Winner Announced for 2013 National Contemporary Art Award
Winner Announced for 2013 National Contemporary Art
Award
16 AUGUST 2013
For immediate release
An Auckland artist, Dieneke Jansen has won
the 2013 National Contemporary Art Award sponsored by
Waikato Society of Arts and hosted by Waikato Museum.
The winning artwork Morrison Drive, Hobsonville 23 November 2012 is constructed from 20-plus photographs of Morrison Drive, a former RNZAF airfield sold to the state then redeveloped under the Gateway Housing Scheme in 2008 before being axed in 2012.
Judge Jon Bywater says on the surface, Jansen’s winning work is a strikingly ordinary photograph, yet also strikingly strange.
“Its subject is some overgrown debris in an empty section, in front of some unremarkable state houses. At the same time, it is a technically improbable-looking image, crisply focused from one end to the other of a large print that hangs down the wall and into the room, from blades of grass in the foreground right to trees on the horizon.
“This abundance of visual information slows us down, but what the story might be here is not made plain. The title - just an address and a date - is our cue to discover more, to consider a specific location and point in time, and how it might relate to both bigger pictures and details of people’s lives.”

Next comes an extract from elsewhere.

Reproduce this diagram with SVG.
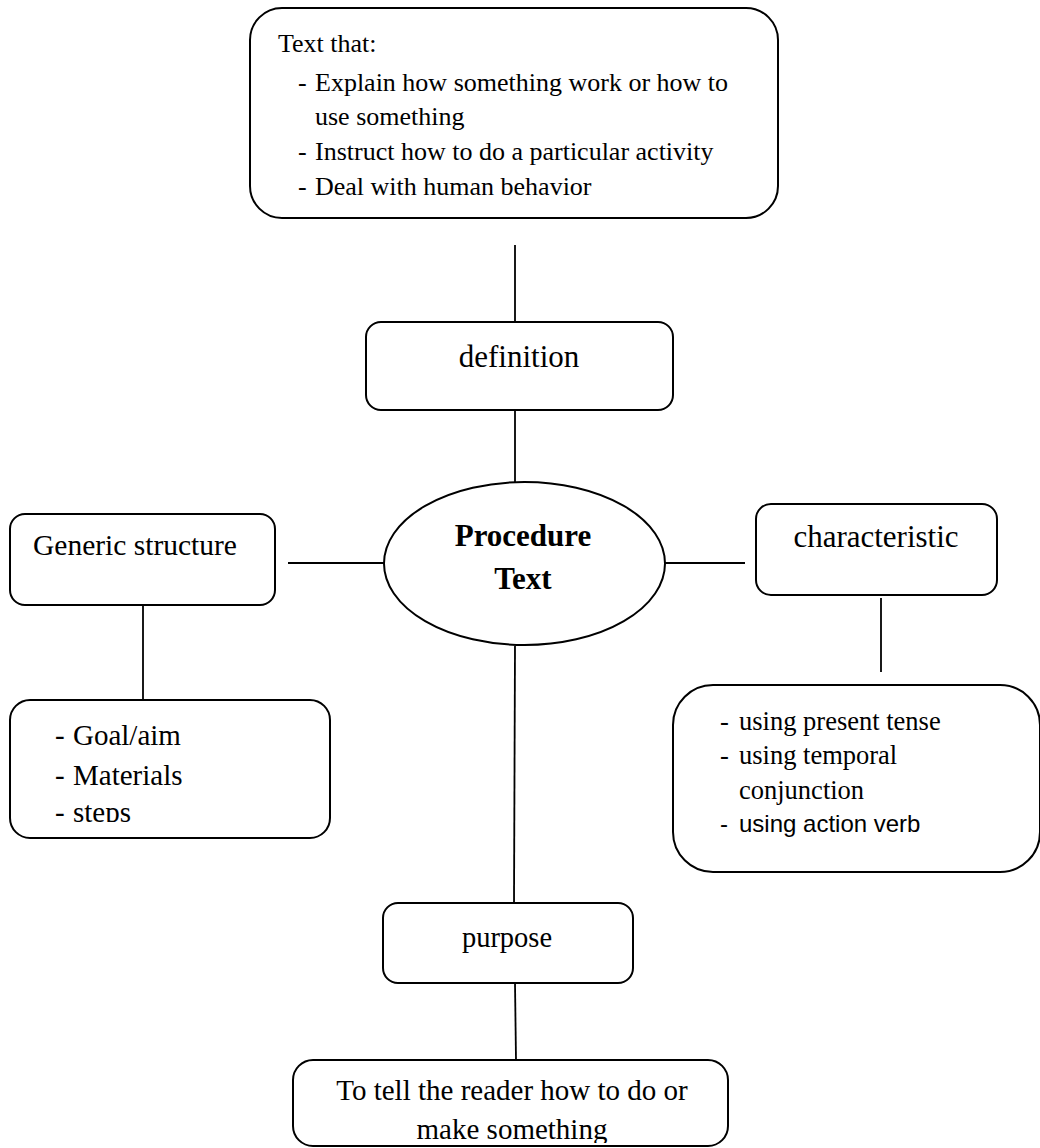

The winner received a cheque for $15,000 from the sponsor, Waikato Society of Arts.
Mr Bywater chose the winning entry from 37 finalists’ entries, which are featured in the award exhibition. There are also two merit awards. They are:
• Brent Hayward,
Psychedelic River Tribe Moored Up for a Trade, a
history painting making the past appear stranger than we
might expect, and;
• Zac Langdon-Pole
Disguised as its Physical Self, a work repeating the
century-old gesture of presenting a found object as
art.
The National Contemporary Art Award
exhibition is open to the public from Saturday 17 August
until Sunday 10 November 2012. Admission is free.